Chain conformational transformations in syndiotactic polypropylene/layered silicate nanocomposites during mechanical elongation and thermal treatment

Polymer nanocomposites prepared by melt-mixing syndiotactic polypropylene (sPP) with a quaternary modified montmorillonite have been studied with FT-IR and XRD spectroscopic techniques. FT-IR spectroscopic analysis has shown that the addition of the nanoclay results in a higher helical content for the syndiotactic polypropylene matrix. Furthermore, FT-IR spectroscopy showed that the presence of the nanoclay hinders the polymeric chains from achieving the degree of transformation from helical to trans-planar form during the application of mechanical stress compared to the neat sPP case. Accordingly, the sPP nanocomposites show a higher tendency relative to neat sPP to return to the initial helical conformation upon either releasing the applied mechanical tension or upon exposing to heat at 120 °C. Additionally, XRD patterns provided evidence that the use of low concentration of nanoclay (1%) resulted in partially exfoliated nanocomposites, while only intercalated nanostructures were produced at high nanoclay contents (10%). However, the application of stress can improve the degree of exfoliation of an sPP nanocomposite.

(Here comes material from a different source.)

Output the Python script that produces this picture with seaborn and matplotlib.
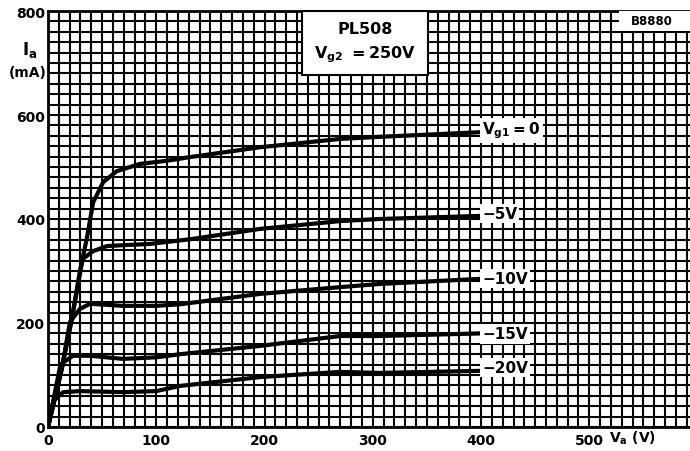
import numpy as np
import pandas as pd
import seaborn as sns
import matplotlib.pyplot as plt
from matplotlib.patches import Rectangle
from matplotlib.ticker import MultipleLocator

# Kennlinien PL508, Werte (Va in V, Ia in mA)
va_0 = [0, 12.6, 22, 29.5, 35.7, 41.7, 51, 63.5, 85, 110, 131, 196, 270, 306, 400]
ia_0 = [0, 111, 208, 300, 361, 432, 471, 492, 506, 512, 519, 538, 554, 558, 567]

va_5 = [0, 12.6, 22, 32, 41.5, 54.5, 73, 94, 131, 196, 270, 306, 400]
ia_5 = [0, 111, 208, 323, 338, 348, 350, 352, 361, 381, 396, 400, 406]

va_10 = [0, 12.6, 20.3, 29.5, 38.8, 69, 100, 122, 196, 270, 306, 400]
ia_10 = [0, 111, 202, 227, 237, 233, 233, 236, 256, 269, 275, 285]

va_15 = [0, 11.5, 23, 38.8, 69, 100, 122, 196, 270, 306, 400]
ia_15 = [0, 120, 137, 137, 131, 134, 140, 156, 175, 175, 180]

va_20 = [0, 5, 14, 29.5, 69, 100, 122, 196, 270, 306, 400]
ia_20 = [0, 50, 67, 69, 67, 69, 79, 96, 106, 104, 108]

kurven = ['0', '-5', '-10', '-15', '-20']
beschriftung = [r'$\mathbf{V_{g1}=0}$', '−5V', '−10V', '−15V', '−20V']
label_y = [571, 410, 285, 179, 115]

x_ticks = [0, 100, 200, 300, 400, 500]
y_ticks = [0, 200, 400, 600, 800]

# DataFrame fuer seaborn
df = pd.concat([
    pd.DataFrame({'Va': va_0, 'Ia': ia_0, 'Vg1': '0'}),
    pd.DataFrame({'Va': va_5, 'Ia': ia_5, 'Vg1': '-5'}),
    pd.DataFrame({'Va': va_10, 'Ia': ia_10, 'Vg1': '-10'}),
    pd.DataFrame({'Va': va_15, 'Ia': ia_15, 'Vg1': '-15'}),
    pd.DataFrame({'Va': va_20, 'Ia': ia_20, 'Vg1': '-20'}),
])

sns.set_style('white')
plt.rcParams['font.family'] = ['DejaVu Sans']
plt.rcParams['font.weight'] = 'bold'
plt.rcParams['text.color'] = 'black'
plt.rcParams['xtick.color'] = 'black'
plt.rcParams['ytick.color'] = 'black'

fig = plt.figure(figsize=(6.9, 4.52), dpi=100)
ax = fig.add_axes([48 / 690, 24 / 452, 642 / 690, 416 / 452])

sns.lineplot(data=df, x='Va', y='Ia', hue='Vg1', hue_order=kurven,
             palette=['black'] * 5, sort=False, estimator=None,
             linewidth=3.0, legend=False, ax=ax, zorder=5)

ax.set_xlim(0, 593)
ax.set_ylim(0, 800)
ax.set_xticks(x_ticks)
ax.set_yticks(y_ticks)
ax.xaxis.set_minor_locator(MultipleLocator(10))
ax.yaxis.set_minor_locator(MultipleLocator(20))
ax.grid(which='both', color='black', linewidth=1.5)
ax.set_axisbelow(True)
ax.tick_params(which='both', length=0)
ax.tick_params(axis='x', pad=4, labelsize=10)
ax.tick_params(axis='y', pad=2, labelsize=10)
for lab in ax.get_xticklabels() + ax.get_yticklabels():
    lab.set_fontweight('bold')
ax.set_xlabel('')
ax.set_ylabel('')
for s in ['left', 'bottom', 'top']:
    ax.spines[s].set_color('black')
    ax.spines[s].set_linewidth(2)
ax.spines['right'].set_visible(False)

# Beschriftung der Kurven
for txt, y in zip(beschriftung, label_y):
    ax.text(401, y, txt, fontsize=11, fontweight='bold', va='center', ha='left',
            zorder=6, bbox=dict(facecolor='white', edgecolor='none', pad=1.5))

# Kasten PL508
ax.add_patch(Rectangle((235, 677), 116, 123, facecolor='white', edgecolor='black',
                       linewidth=1.5, zorder=6, clip_on=False))
ax.text(293, 767, 'PL508', fontsize=11.5, fontweight='bold', ha='center', va='center', zorder=7)
ax.text(293, 718, r'$\mathbf{V_{g2}}$ $\mathbf{=250V}$', fontsize=11.5, ha='center', va='center', zorder=7)

# Kasten B8880
ax.add_patch(Rectangle((527, 762), 66, 38, facecolor='white', edgecolor='none', zorder=6))
ax.text(558, 781, 'B8880', fontsize=8.5, fontweight='bold', ha='center', va='center', zorder=7)

# Achsenbeschriftungen
fig.text(30 / 690, 1 - 50 / 452, r'$\mathbf{I_a}$', fontsize=12, ha='center', va='center')
fig.text(28 / 690, 1 - 73 / 452, '(mA)', fontsize=10, fontweight='bold', ha='center', va='center')
fig.text(632 / 690, 1 - 438 / 452, r'$\mathbf{V_a}$' + ' (V)', fontsize=10, fontweight='bold',
         ha='center', va='center')

plt.savefig('out.png', dpi=100)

In addition, linear dichroic infrared measurements which allow the monitoring of the influence of the nanoclay on the orientation of the polymeric chains during the application of stress showed that the trans-planar infrared bands exhibit lower orientation in comparison to the same bands in neat sPP, while the addition of nanoclay has no particular influence on the orientation of the infrared bands that are related to helical conformations. Finally, dynamic mechanical analysis (DMA) verified the enhanced mechanical properties of the sPP nanocomposites relative to neat sPP, whereas differential scanning calorimetry (DSC) depicted a slight increase in the glass transition temperature of the polymeric matrix in these nanocomposites, especially for low clay concentrations.